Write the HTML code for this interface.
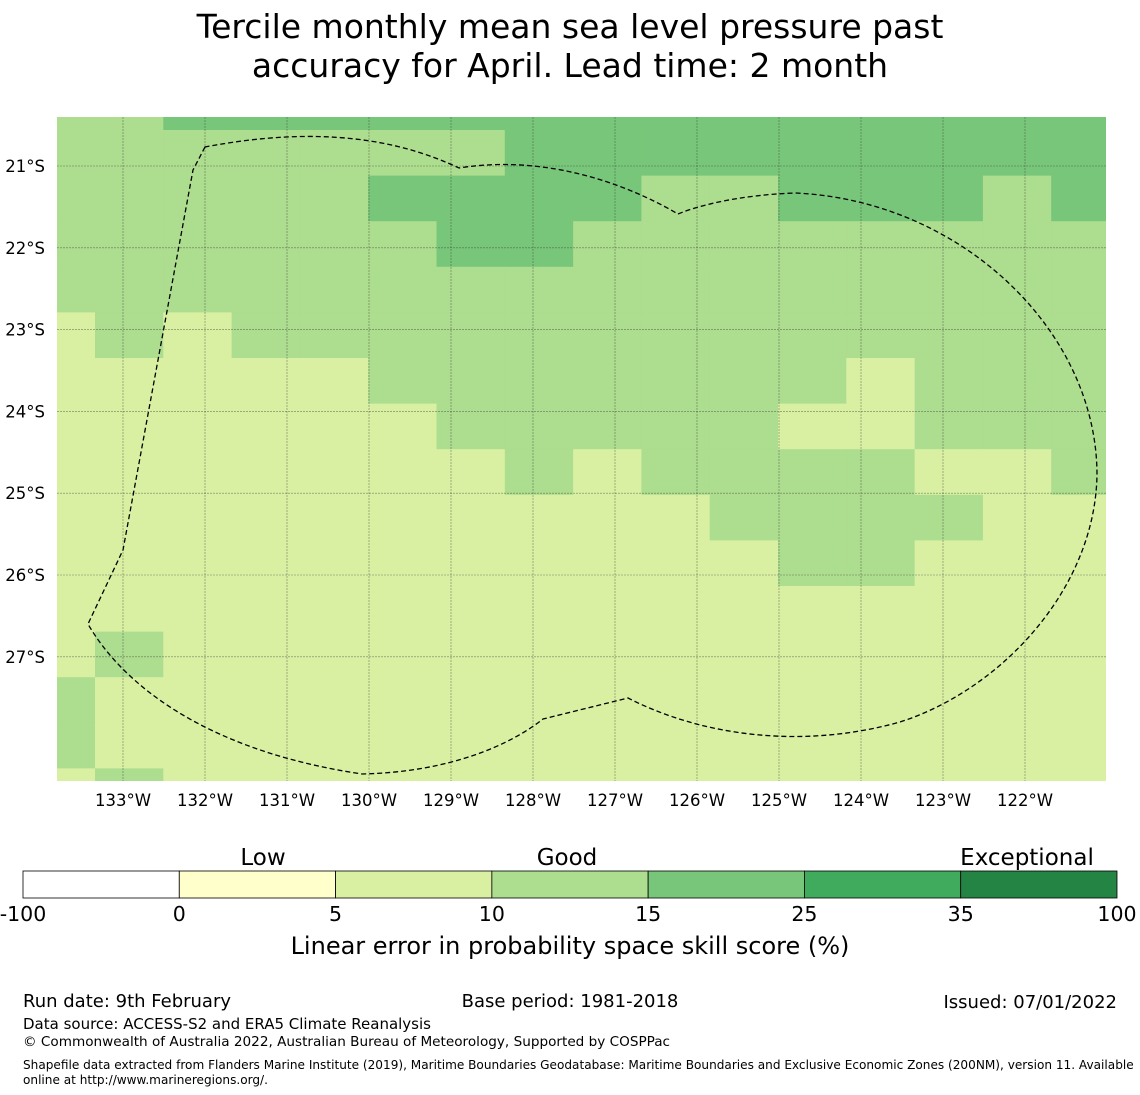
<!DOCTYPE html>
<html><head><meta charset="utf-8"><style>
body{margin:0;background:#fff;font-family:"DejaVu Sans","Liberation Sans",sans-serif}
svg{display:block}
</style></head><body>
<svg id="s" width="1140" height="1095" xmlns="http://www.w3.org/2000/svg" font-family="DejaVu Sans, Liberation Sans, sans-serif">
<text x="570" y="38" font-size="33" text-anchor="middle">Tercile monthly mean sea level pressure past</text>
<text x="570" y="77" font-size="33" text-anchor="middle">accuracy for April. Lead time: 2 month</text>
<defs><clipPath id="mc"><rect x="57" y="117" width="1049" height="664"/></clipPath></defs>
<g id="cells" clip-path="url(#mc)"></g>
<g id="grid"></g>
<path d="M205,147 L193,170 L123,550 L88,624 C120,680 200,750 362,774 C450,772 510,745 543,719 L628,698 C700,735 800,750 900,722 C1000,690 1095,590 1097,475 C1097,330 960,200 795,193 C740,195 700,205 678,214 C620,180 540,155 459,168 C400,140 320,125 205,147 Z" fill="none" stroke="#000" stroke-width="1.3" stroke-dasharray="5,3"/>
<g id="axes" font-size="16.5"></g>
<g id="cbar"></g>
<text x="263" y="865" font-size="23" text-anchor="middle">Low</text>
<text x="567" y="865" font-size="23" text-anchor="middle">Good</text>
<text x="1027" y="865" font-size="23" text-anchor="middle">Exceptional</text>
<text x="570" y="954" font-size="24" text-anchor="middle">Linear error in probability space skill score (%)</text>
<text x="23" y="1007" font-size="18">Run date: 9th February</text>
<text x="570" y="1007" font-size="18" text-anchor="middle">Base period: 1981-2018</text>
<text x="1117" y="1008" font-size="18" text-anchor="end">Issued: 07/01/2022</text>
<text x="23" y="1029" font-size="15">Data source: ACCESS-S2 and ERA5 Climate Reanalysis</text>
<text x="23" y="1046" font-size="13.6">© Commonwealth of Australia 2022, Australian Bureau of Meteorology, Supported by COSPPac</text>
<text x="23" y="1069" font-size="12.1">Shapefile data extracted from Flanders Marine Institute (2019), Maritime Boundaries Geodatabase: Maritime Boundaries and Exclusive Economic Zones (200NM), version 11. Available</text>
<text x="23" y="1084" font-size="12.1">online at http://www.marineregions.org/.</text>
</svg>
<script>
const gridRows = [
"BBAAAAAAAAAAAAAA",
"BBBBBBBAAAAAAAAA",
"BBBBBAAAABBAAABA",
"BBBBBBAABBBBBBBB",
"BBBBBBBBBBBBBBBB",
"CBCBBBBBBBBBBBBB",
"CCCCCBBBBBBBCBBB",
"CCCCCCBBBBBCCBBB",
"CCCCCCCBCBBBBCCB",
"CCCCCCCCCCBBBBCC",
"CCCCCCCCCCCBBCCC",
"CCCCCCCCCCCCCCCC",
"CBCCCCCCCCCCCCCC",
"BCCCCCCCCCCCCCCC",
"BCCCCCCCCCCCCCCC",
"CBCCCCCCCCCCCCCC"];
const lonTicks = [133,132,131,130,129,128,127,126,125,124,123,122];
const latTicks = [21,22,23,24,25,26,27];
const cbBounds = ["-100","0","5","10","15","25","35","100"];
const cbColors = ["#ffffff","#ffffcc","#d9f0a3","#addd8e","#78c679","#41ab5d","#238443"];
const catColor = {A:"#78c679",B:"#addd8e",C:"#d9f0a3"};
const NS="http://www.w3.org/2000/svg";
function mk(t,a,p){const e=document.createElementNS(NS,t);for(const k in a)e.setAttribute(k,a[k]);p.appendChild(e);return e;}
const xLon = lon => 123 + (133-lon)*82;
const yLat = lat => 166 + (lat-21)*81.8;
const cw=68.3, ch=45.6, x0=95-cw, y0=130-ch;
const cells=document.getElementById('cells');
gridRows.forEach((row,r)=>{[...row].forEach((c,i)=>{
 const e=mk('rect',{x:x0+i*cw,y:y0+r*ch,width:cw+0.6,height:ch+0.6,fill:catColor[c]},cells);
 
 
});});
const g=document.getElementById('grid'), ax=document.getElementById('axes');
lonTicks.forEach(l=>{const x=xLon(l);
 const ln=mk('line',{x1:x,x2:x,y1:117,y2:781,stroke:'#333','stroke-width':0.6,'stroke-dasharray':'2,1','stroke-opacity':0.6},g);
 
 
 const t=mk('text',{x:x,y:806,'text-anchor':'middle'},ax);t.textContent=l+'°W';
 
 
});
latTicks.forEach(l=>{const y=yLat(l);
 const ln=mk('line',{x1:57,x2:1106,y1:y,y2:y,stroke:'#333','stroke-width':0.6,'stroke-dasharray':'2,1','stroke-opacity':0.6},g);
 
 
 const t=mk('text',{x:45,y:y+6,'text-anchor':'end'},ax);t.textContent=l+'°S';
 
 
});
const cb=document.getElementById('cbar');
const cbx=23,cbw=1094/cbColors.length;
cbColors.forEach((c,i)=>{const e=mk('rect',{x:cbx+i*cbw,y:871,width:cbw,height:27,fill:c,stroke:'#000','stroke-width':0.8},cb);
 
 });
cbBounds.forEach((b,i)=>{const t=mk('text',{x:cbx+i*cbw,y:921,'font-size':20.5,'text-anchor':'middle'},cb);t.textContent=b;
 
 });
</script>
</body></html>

▶ [Stated exercise]: Omit the pictures, then output the rest of the listing exactly.

▶ [Reply]:
Write the HTML code for this interface.
<!DOCTYPE html>
<html><head><meta charset="utf-8"><style>
body{margin:0;background:#fff;font-family:"DejaVu Sans","Liberation Sans",sans-serif}
svg{display:block}
</style></head><body>
<svg id="s" width="1140" height="1095" xmlns="http://www.w3.org/2000/svg" font-family="DejaVu Sans, Liberation Sans, sans-serif">
<text x="570" y="38" font-size="33" text-anchor="middle">Tercile monthly mean sea level pressure past</text>
<text x="570" y="77" font-size="33" text-anchor="middle">accuracy for April. Lead time: 2 month</text>
<defs><clipPath id="mc"><rect x="57" y="117" width="1049" height="664"/></clipPath></defs>
<g id="cells" clip-path="url(#mc)"></g>
<g id="grid"></g>
<path d="M205,147 L193,170 L123,550 L88,624 C120,680 200,750 362,774 C450,772 510,745 543,719 L628,698 C700,735 800,750 900,722 C1000,690 1095,590 1097,475 C1097,330 960,200 795,193 C740,195 700,205 678,214 C620,180 540,155 459,168 C400,140 320,125 205,147 Z" fill="none" stroke="#000" stroke-width="1.3" stroke-dasharray="5,3"/>
<g id="axes" font-size="16.5"></g>
<g id="cbar"></g>
<text x="263" y="865" font-size="23" text-anchor="middle">Low</text>
<text x="567" y="865" font-size="23" text-anchor="middle">Good</text>
<text x="1027" y="865" font-size="23" text-anchor="middle">Exceptional</text>
<text x="570" y="954" font-size="24" text-anchor="middle">Linear error in probability space skill score (%)</text>
<text x="23" y="1007" font-size="18">Run date: 9th February</text>
<text x="570" y="1007" font-size="18" text-anchor="middle">Base period: 1981-2018</text>
<text x="1117" y="1008" font-size="18" text-anchor="end">Issued: 07/01/2022</text>
<text x="23" y="1029" font-size="15">Data source: ACCESS-S2 and ERA5 Climate Reanalysis</text>
<text x="23" y="1046" font-size="13.6">© Commonwealth of Australia 2022, Australian Bureau of Meteorology, Supported by COSPPac</text>
<text x="23" y="1069" font-size="12.1">Shapefile data extracted from Flanders Marine Institute (2019), Maritime Boundaries Geodatabase: Maritime Boundaries and Exclusive Economic Zones (200NM), version 11. Available</text>
<text x="23" y="1084" font-size="12.1">online at http://www.marineregions.org/.</text>
</svg>
<script>
const gridRows = [
"BBAAAAAAAAAAAAAA",
"BBBBBBBAAAAAAAAA",
"BBBBBAAAABBAAABA",
"BBBBBBAABBBBBBBB",
"BBBBBBBBBBBBBBBB",
"CBCBBBBBBBBBBBBB",
"CCCCCBBBBBBBCBBB",
"CCCCCCBBBBBCCBBB",
"CCCCCCCBCBBBBCCB",
"CCCCCCCCCCBBBBCC",
"CCCCCCCCCCCBBCCC",
"CCCCCCCCCCCCCCCC",
"CBCCCCCCCCCCCCCC",
"BCCCCCCCCCCCCCCC",
"BCCCCCCCCCCCCCCC",
"CBCCCCCCCCCCCCCC"];
const lonTicks = [133,132,131,130,129,128,127,126,125,124,123,122];
const latTicks = [21,22,23,24,25,26,27];
const cbBounds = ["-100","0","5","10","15","25","35","100"];
const cbColors = ["#ffffff","#ffffcc","#d9f0a3","#addd8e","#78c679","#41ab5d","#238443"];
const catColor = {A:"#78c679",B:"#addd8e",C:"#d9f0a3"};
const NS="http://www.w3.org/2000/svg";
function mk(t,a,p){const e=document.createElementNS(NS,t);for(const k in a)e.setAttribute(k,a[k]);p.appendChild(e);return e;}
const xLon = lon => 123 + (133-lon)*82;
const yLat = lat => 166 + (lat-21)*81.8;
const cw=68.3, ch=45.6, x0=95-cw, y0=130-ch;
const cells=document.getElementById('cells');
gridRows.forEach((row,r)=>{[...row].forEach((c,i)=>{
 const e=mk('rect',{x:x0+i*cw,y:y0+r*ch,width:cw+0.6,height:ch+0.6,fill:catColor[c]},cells);
 
 
});});
const g=document.getElementById('grid'), ax=document.getElementById('axes');
lonTicks.forEach(l=>{const x=xLon(l);
 const ln=mk('line',{x1:x,x2:x,y1:117,y2:781,stroke:'#333','stroke-width':0.6,'stroke-dasharray':'2,1','stroke-opacity':0.6},g);
 
 
 const t=mk('text',{x:x,y:806,'text-anchor':'middle'},ax);t.textContent=l+'°W';
 
 
});
latTicks.forEach(l=>{const y=yLat(l);
 const ln=mk('line',{x1:57,x2:1106,y1:y,y2:y,stroke:'#333','stroke-width':0.6,'stroke-dasharray':'2,1','stroke-opacity':0.6},g);
 
 
 const t=mk('text',{x:45,y:y+6,'text-anchor':'end'},ax);t.textContent=l+'°S';
 
 
});
const cb=document.getElementById('cbar');
const cbx=23,cbw=1094/cbColors.length;
cbColors.forEach((c,i)=>{const e=mk('rect',{x:cbx+i*cbw,y:871,width:cbw,height:27,fill:c,stroke:'#000','stroke-width':0.8},cb);
 
 });
cbBounds.forEach((b,i)=>{const t=mk('text',{x:cbx+i*cbw,y:921,'font-size':20.5,'text-anchor':'middle'},cb);t.textContent=b;
 
 });
</script>
</body></html>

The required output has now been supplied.